§ **Exercise**
Print exactly the lines running from the one that holds "Emit a web page" through the one that holds "const dTickText = ['0.00', '', '0.10', '', '0.20', '', '0.30'];", please, and leave the pictures out.

───── Exercise material

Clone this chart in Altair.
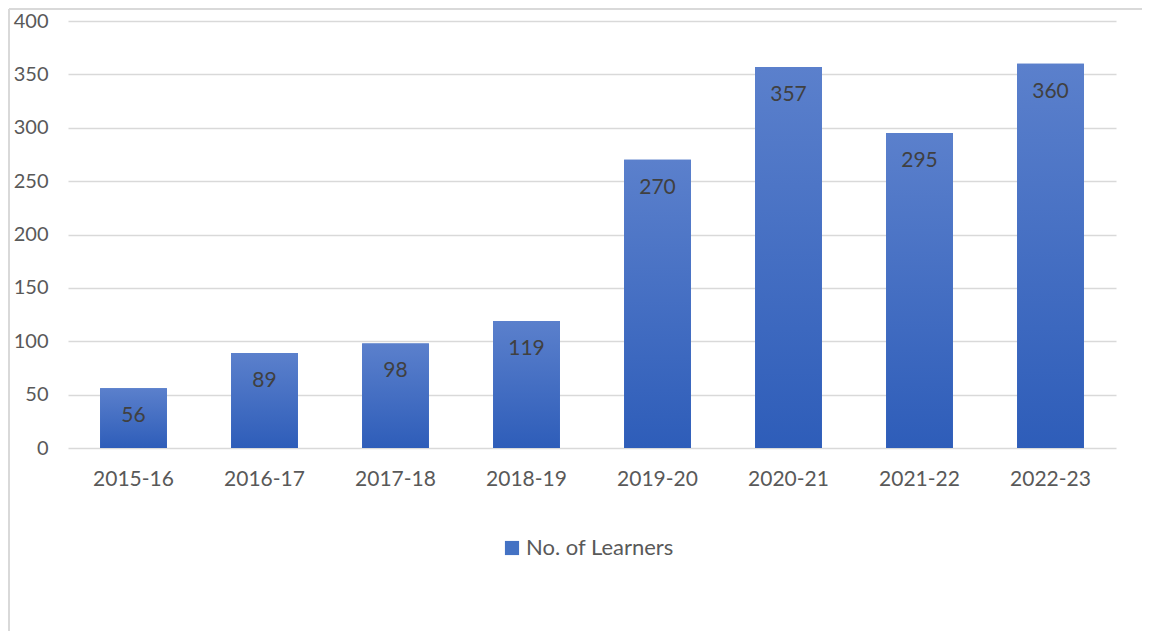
import altair as alt
import pandas as pd

years = ["2015-16", "2016-17", "2017-18", "2018-19", "2019-20", "2020-21", "2021-22", "2022-23"]
learners = [56, 89, 98, 119, 270, 357, 295, 360]
series_name = "No. of Learners"
y_ticks = [0, 50, 100, 150, 200, 250, 300, 350, 400]

df = pd.DataFrame({"year": years, "value": learners, "series": [series_name] * len(years)})

FONT = "Lato"
GRAY = "#595959"

x_enc = alt.X("year:N", sort=years, title=None,
              axis=alt.Axis(labelAngle=0, labelFontSize=21, labelColor=GRAY, labelFont=FONT,
                            ticks=False, domain=False, labelPadding=20),
              scale=alt.Scale(paddingInner=0.49, paddingOuter=0.245))
y_enc = alt.Y("value:Q", title=None, scale=alt.Scale(domain=[0, 400], nice=False),
              axis=alt.Axis(values=y_ticks, labelFontSize=20, labelColor=GRAY, labelFont=FONT,
                            ticks=False, domain=False, labelPadding=20,
                            gridColor="#D9D9D9", gridWidth=1.3))

legend_bars = alt.Chart(df).mark_bar().encode(
    x=x_enc, y=y_enc,
    color=alt.Color("series:N", title=None,
                    scale=alt.Scale(range=["#4472C4"]),
                    legend=alt.Legend(orient="none", legendX=433, legendY=516,
                                      symbolType="square", symbolSize=200,
                                      symbolStrokeWidth=0, symbolOpacity=1,
                                      labelFontSize=22, labelColor=GRAY, labelFont=FONT,
                                      labelOffset=3)),
)

grad = alt.LinearGradient(
    gradient="linear", x1=0, y1=0, x2=0, y2=1,
    stops=[alt.GradientStop(offset=0, color="#5B80CC"),
           alt.GradientStop(offset=1, color="#2E5DB9")],
)
bars = alt.Chart(df).mark_bar(color=grad).encode(x=x_enc, y=y_enc)

labels = alt.Chart(df).mark_text(dy=28, fontSize=21, color="#404040", font=FONT,
                                  baseline="middle").encode(
    x=alt.X("year:N", sort=years), y="value:Q", text="value:Q")

border_left = alt.Chart(df).mark_rule(color="#D9D9D9", strokeWidth=2).encode(
    x=alt.value(-59), y=alt.value(-12), y2=alt.value(700))
border_top = alt.Chart(df).mark_rule(color="#D9D9D9", strokeWidth=2).encode(
    x=alt.value(-59), x2=alt.value(1200), y=alt.value(-12))

chart = alt.layer(legend_bars, bars, labels, border_left, border_top).properties(
    width=1048, height=427,
    autosize=alt.AutoSizeParams(type="none"),
    padding={"left": 60, "top": 13, "right": 26, "bottom": 183},
).configure(background="white").configure_view(stroke="transparent", strokeWidth=0)

chart.save("out.html", embed_options={"renderer": "svg", "actions": False})
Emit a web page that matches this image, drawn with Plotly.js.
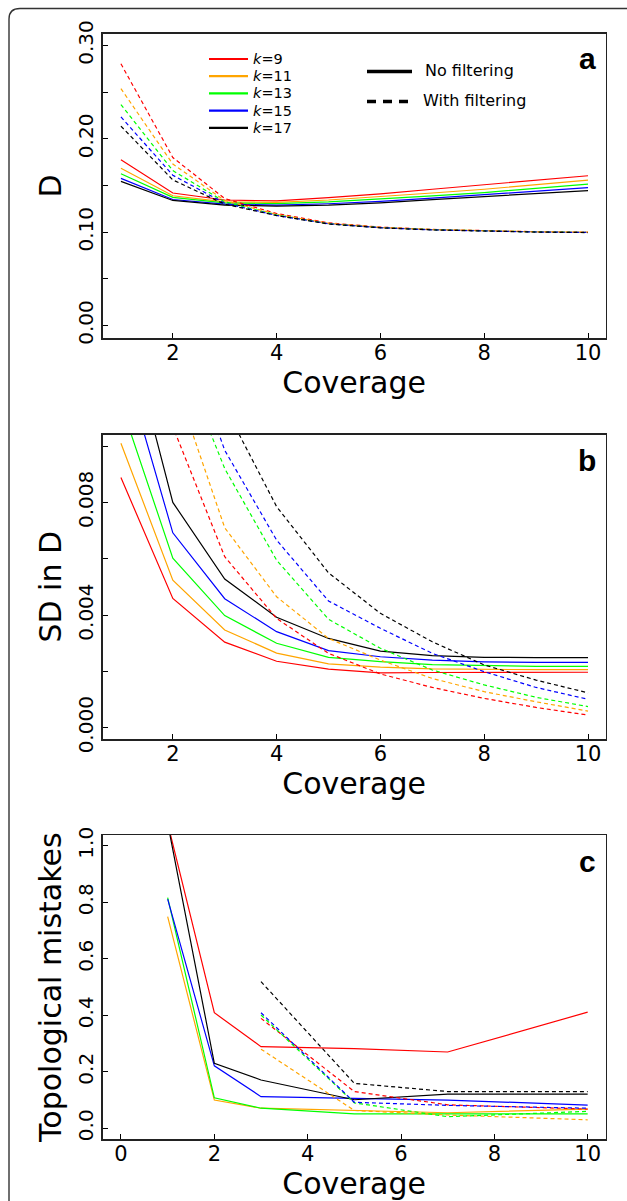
<!DOCTYPE html>
<html>
<head>
<meta charset="utf-8">
<script src="https://cdn.plot.ly/plotly-3.0.1.min.js"></script>
<style>html,body{margin:0;padding:0;background:#fff;}#chart{width:627px;height:1201px;}</style>
</head>
<body>
<div id="chart"></div>
<script>
// ---------------- DATA ----------------
const coverage = [1, 2, 3, 4, 5, 6, 7, 8, 9, 10];
const kLabels = ['9', '11', '13', '15', '17'];
const kColors = ['#ff0000', '#ffa500', '#00ff00', '#0000ff', '#000000'];

// Panel a: D
const dNoFilt_k9  = [0.1775, 0.142, 0.1345, 0.1335, 0.137, 0.141, 0.146, 0.151, 0.156, 0.1605];
const dNoFilt_k11 = [0.1686, 0.139, 0.1325, 0.132, 0.1345, 0.138, 0.142, 0.146, 0.151, 0.1558];
const dNoFilt_k13 = [0.1626, 0.1374, 0.1315, 0.1306, 0.1325, 0.1355, 0.139, 0.1425, 0.147, 0.1516];
const dNoFilt_k15 = [0.1576, 0.135, 0.130, 0.129, 0.1305, 0.133, 0.1365, 0.140, 0.144, 0.1477];
const dNoFilt_k17 = [0.1544, 0.134, 0.129, 0.128, 0.129, 0.1315, 0.135, 0.138, 0.141, 0.1445];
const dFilt_k9  = [0.2804, 0.180, 0.136, 0.120, 0.110, 0.1055, 0.103, 0.1015, 0.1005, 0.100];
const dFilt_k11 = [0.2538, 0.173, 0.134, 0.119, 0.1095, 0.105, 0.1028, 0.1013, 0.1004, 0.100];
const dFilt_k13 = [0.2368, 0.166, 0.1325, 0.1185, 0.109, 0.105, 0.1027, 0.1012, 0.1003, 0.0998];
const dFilt_k15 = [0.2236, 0.161, 0.131, 0.118, 0.109, 0.1048, 0.1025, 0.101, 0.1002, 0.0997];
const dFilt_k17 = [0.2137, 0.156, 0.130, 0.1178, 0.1088, 0.1046, 0.1024, 0.101, 0.1001, 0.0996];
const dTickVals = [0, 0.05, 0.10, 0.15, 0.20, 0.25, 0.30];
const dTickText = ['0.00', '', '0.10', '', '0.20', '', '0.30'];

// Panel b: SD in D
const sdNoFilt_k9  = [0.00888, 0.00459, 0.00304, 0.00236, 0.00208, 0.00195, 0.00196, 0.00197, 0.00197, 0.00197];
const sdNoFilt_k11 = [0.0101, 0.00524, 0.00347, 0.00265, 0.00227, 0.00215, 0.00209, 0.00207, 0.00206, 0.00206];
const sdNoFilt_k13 = [0.0115, 0.00602, 0.00398, 0.0030, 0.00250, 0.00235, 0.00224, 0.00220, 0.00218, 0.00218];
const sdNoFilt_k15 = [0.0133, 0.00692, 0.00458, 0.00341, 0.00274, 0.00252, 0.00240, 0.00234, 0.00232, 0.00232];
const sdNoFilt_k17 = [0.0151, 0.0080, 0.00528, 0.00392, 0.00317, 0.00272, 0.00256, 0.00250, 0.00249, 0.00249];
const sdFilt_k9  = [0.0190, 0.01069, 0.00607, 0.00388, 0.00264, 0.00191, 0.00143, 0.00104, 0.00072, 0.00045];
const sdFilt_k11 = [0.0220, 0.0125, 0.0071, 0.00465, 0.00317, 0.00240, 0.00175, 0.00128, 0.00092, 0.00059];
const sdFilt_k13 = [0.0240, 0.0138, 0.0092, 0.00595, 0.00385, 0.00282, 0.00205, 0.00152, 0.00108, 0.00075];
const sdFilt_k15 = [0.0260, 0.0150, 0.00985, 0.00666, 0.0045, 0.00353, 0.00264, 0.00199, 0.00143, 0.00101];
const sdFilt_k17 = [0.0300, 0.0170, 0.0114, 0.00785, 0.0055, 0.00406, 0.00305, 0.00223, 0.00169, 0.00124];
const sdTickVals = [0, 0.002, 0.004, 0.006, 0.008, 0.010];
const sdTickText = ['0.000', '', '0.004', '', '0.008', ''];

// Panel c: Topological mistakes
const coverageTopoNoFilt = [1, 2, 3, 5, 7, 10];
const coverageTopoFilt = [3, 5, 7, 10];
const topoNoFilt_k9  = [1.08, 0.409, 0.289, 0.282, 0.270, 0.411];
const topoNoFilt_k11 = [0.749, 0.100, 0.071, 0.062, 0.055, 0.068];
const topoNoFilt_k13 = [0.816, 0.108, 0.071, 0.051, 0.051, 0.051];
const topoNoFilt_k15 = [0.811, 0.221, 0.112, 0.105, 0.100, 0.082];
const topoNoFilt_k17 = [1.08, 0.230, 0.171, 0.101, 0.121, 0.121];
const topoFilt_k9  = [0.389, 0.130, 0.083, 0.068];
const topoFilt_k11 = [0.280, 0.063, 0.047, 0.030];
const topoFilt_k13 = [0.401, 0.090, 0.041, 0.060];
const topoFilt_k15 = [0.409, 0.092, 0.081, 0.071];
const topoFilt_k17 = [0.519, 0.159, 0.130, 0.130];
const topoTickVals = [0, 0.2, 0.4, 0.6, 0.8, 1.0];
const topoTickText = ['0.0', '0.2', '0.4', '0.6', '0.8', '1.0'];

const xTickValsAB = [2, 4, 6, 8, 10];
const xTickValsC = [0, 2, 4, 6, 8, 10];
const filterLabels = ['No filtering', 'With filtering'];
const panelLabels = ['a', 'b', 'c'];
const xTitle = 'Coverage';
const yTitles = ['D', 'SD in D', 'Topological mistakes'];

// ---------------- BUILD ----------------
const W = 627, H = 1201;
const px = v => v / W;
const py = v => 1 - v / H;
const FONT = 'DejaVu Sans, Verdana, sans-serif';
const DASH = '4px,3px';

const panels = [
  { xa: 'x', ya: 'y', x: [coverage, coverage], noF: [dNoFilt_k9, dNoFilt_k11, dNoFilt_k13, dNoFilt_k15, dNoFilt_k17],
    F: [dFilt_k9, dFilt_k11, dFilt_k13, dFilt_k15, dFilt_k17] },
  { xa: 'x2', ya: 'y2', x: [coverage, coverage], noF: [sdNoFilt_k9, sdNoFilt_k11, sdNoFilt_k13, sdNoFilt_k15, sdNoFilt_k17],
    F: [sdFilt_k9, sdFilt_k11, sdFilt_k13, sdFilt_k15, sdFilt_k17] },
  { xa: 'x3', ya: 'y3', x: [coverageTopoNoFilt, coverageTopoFilt], noF: [topoNoFilt_k9, topoNoFilt_k11, topoNoFilt_k13, topoNoFilt_k15, topoNoFilt_k17],
    F: [topoFilt_k9, topoFilt_k11, topoFilt_k13, topoFilt_k15, topoFilt_k17] }
];

const traces = [];
panels.forEach(p => {
  p.noF.forEach((ys, i) => traces.push({
    type: 'scatter', mode: 'lines', x: p.x[0], y: ys, xaxis: p.xa, yaxis: p.ya,
    name: 'k=' + kLabels[i] + ' ' + filterLabels[0],
    line: { color: kColors[i], width: 1.2 }, hoverinfo: 'skip'
  }));
  p.F.forEach((ys, i) => traces.push({
    type: 'scatter', mode: 'lines', x: p.x[1], y: ys, xaxis: p.xa, yaxis: p.ya,
    name: 'k=' + kLabels[i] + ' ' + filterLabels[1],
    line: { color: kColors[i], width: 1.2, dash: DASH }, hoverinfo: 'skip'
  }));
});

const xDom = [px(102.7), px(605.5)];
function xAxis(anchor, range, tickvals) {
  return {
    domain: xDom, anchor: anchor, range: range, tickvals: tickvals,
    ticks: 'inside', ticklen: 5, tickwidth: 1, tickcolor: '#000',
    showline: true, mirror: true, linecolor: '#222', linewidth: 1.5,
    showgrid: false, zeroline: false, automargin: false,
    ticklabelstandoff: -5,
    tickfont: { family: FONT, size: 21, color: '#000' },
    title: { text: xTitle, font: { family: FONT, size: 30, color: '#000' }, standoff: 3 }
  };
}
function yAxis(anchor, dom, range, tickvals, ticktext, title) {
  return {
    domain: dom, anchor: anchor, range: range, tickvals: tickvals, ticktext: ticktext,
    tickangle: -90,
    ticks: 'inside', ticklen: 5, tickwidth: 1, tickcolor: '#000',
    showline: true, mirror: true, linecolor: '#222', linewidth: 1.5,
    showgrid: false, zeroline: false, automargin: false,
    tickfont: { family: FONT, size: 20, color: '#000' },
    title: { text: title, font: { family: FONT, size: 30, color: '#000' }, standoff: 3 }
  };
}

const shapes = [];
const annotations = [];

// Outer rounded frame
shapes.push({
  type: 'path', xref: 'paper', yref: 'paper',
  path: 'M ' + px(9) + ' ' + py(1215) + ' L ' + px(9) + ' ' + py(19) +
        ' Q ' + px(9) + ' ' + py(8.5) + ' ' + px(20) + ' ' + py(8.5) + ' L ' + px(640) + ' ' + py(8.5),
  line: { color: '#333', width: 1.4 }
});

// k legend
const kRowsY = [59, 76.2, 93.4, 110.6, 127.8];
kLabels.forEach((k, i) => {
  shapes.push({ type: 'line', xref: 'paper', yref: 'paper', x0: px(209), x1: px(248), y0: py(kRowsY[i]), y1: py(kRowsY[i]),
    line: { color: kColors[i], width: 2.2 } });
  annotations.push({ xref: 'paper', yref: 'paper', x: px(252), y: py(kRowsY[i]), xanchor: 'left', yanchor: 'middle',
    borderpad: 0,
    text: '<i>k</i>=' + k, showarrow: false, font: { family: FONT, size: 14.5, color: '#000' } });
});
// filtering legend
shapes.push({ type: 'line', xref: 'paper', yref: 'paper', x0: px(367), x1: px(412), y0: py(71.5), y1: py(71.5),
  line: { color: '#000', width: 3.5 } });
shapes.push({ type: 'line', xref: 'paper', yref: 'paper', x0: px(367), x1: px(412), y0: py(101.5), y1: py(101.5),
  line: { color: '#000', width: 3.5, dash: '9px,7px' } });
annotations.push({ xref: 'paper', yref: 'paper', x: px(423), y: py(70.5), xanchor: 'left', yanchor: 'middle',
  text: filterLabels[0], showarrow: false, font: { family: FONT, size: 16, color: '#000' } });
annotations.push({ xref: 'paper', yref: 'paper', x: px(421), y: py(100.5), xanchor: 'left', yanchor: 'middle',
  text: filterLabels[1], showarrow: false, font: { family: FONT, size: 16, color: '#000' } });

// panel letters
const letterY = [58, 460, 861];
panelLabels.forEach((t, i) => annotations.push({
  xref: 'paper', yref: 'paper', x: px(598), y: py(letterY[i]), xanchor: 'right', yanchor: 'middle',
  text: '<b>' + t + '</b>', showarrow: false, font: { family: 'Liberation Sans, Arial, sans-serif', size: 30, color: '#000' }
}));

const layout = {
  width: W, height: H,
  margin: { l: 0, r: 0, t: 0, b: 0 },
  paper_bgcolor: '#fff', plot_bgcolor: '#fff',
  showlegend: false,
  font: { family: FONT, color: '#000' },
  xaxis: xAxis('y', [0.649, 10.337], xTickValsAB),
  yaxis: yAxis('x', [py(338.3), py(33.5)], [-0.0137, 0.3129], dTickVals, dTickText, yTitles[0]),
  xaxis2: xAxis('y2', [0.649, 10.337], xTickValsAB),
  yaxis2: yAxis('x2', [py(739), py(434.5)], [-0.0004, 0.01041], sdTickVals, sdTickText, yTitles[1]),
  xaxis3: xAxis('y3', [-0.392, 10.382], xTickValsC),
  yaxis3: yAxis('x3', [py(1139.3), py(835)], [-0.039, 1.038], topoTickVals, topoTickText, yTitles[2]),
  shapes: shapes,
  annotations: annotations
};

Plotly.newPlot('chart', traces, layout, { displayModeBar: false, staticPlot: true });
</script>
</body>
</html>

──────────

§ **Response below**
Emit a web page that matches this image, drawn with Plotly.js.
<!DOCTYPE html>
<html>
<head>
<meta charset="utf-8">
<script src="https://cdn.plot.ly/plotly-3.0.1.min.js"></script>
<style>html,body{margin:0;padding:0;background:#fff;}#chart{width:627px;height:1201px;}</style>
</head>
<body>
<div id="chart"></div>
<script>
// ---------------- DATA ----------------
const coverage = [1, 2, 3, 4, 5, 6, 7, 8, 9, 10];
const kLabels = ['9', '11', '13', '15', '17'];
const kColors = ['#ff0000', '#ffa500', '#00ff00', '#0000ff', '#000000'];

// Panel a: D
const dNoFilt_k9  = [0.1775, 0.142, 0.1345, 0.1335, 0.137, 0.141, 0.146, 0.151, 0.156, 0.1605];
const dNoFilt_k11 = [0.1686, 0.139, 0.1325, 0.132, 0.1345, 0.138, 0.142, 0.146, 0.151, 0.1558];
const dNoFilt_k13 = [0.1626, 0.1374, 0.1315, 0.1306, 0.1325, 0.1355, 0.139, 0.1425, 0.147, 0.1516];
const dNoFilt_k15 = [0.1576, 0.135, 0.130, 0.129, 0.1305, 0.133, 0.1365, 0.140, 0.144, 0.1477];
const dNoFilt_k17 = [0.1544, 0.134, 0.129, 0.128, 0.129, 0.1315, 0.135, 0.138, 0.141, 0.1445];
const dFilt_k9  = [0.2804, 0.180, 0.136, 0.120, 0.110, 0.1055, 0.103, 0.1015, 0.1005, 0.100];
const dFilt_k11 = [0.2538, 0.173, 0.134, 0.119, 0.1095, 0.105, 0.1028, 0.1013, 0.1004, 0.100];
const dFilt_k13 = [0.2368, 0.166, 0.1325, 0.1185, 0.109, 0.105, 0.1027, 0.1012, 0.1003, 0.0998];
const dFilt_k15 = [0.2236, 0.161, 0.131, 0.118, 0.109, 0.1048, 0.1025, 0.101, 0.1002, 0.0997];
const dFilt_k17 = [0.2137, 0.156, 0.130, 0.1178, 0.1088, 0.1046, 0.1024, 0.101, 0.1001, 0.0996];
const dTickVals = [0, 0.05, 0.10, 0.15, 0.20, 0.25, 0.30];
const dTickText = ['0.00', '', '0.10', '', '0.20', '', '0.30'];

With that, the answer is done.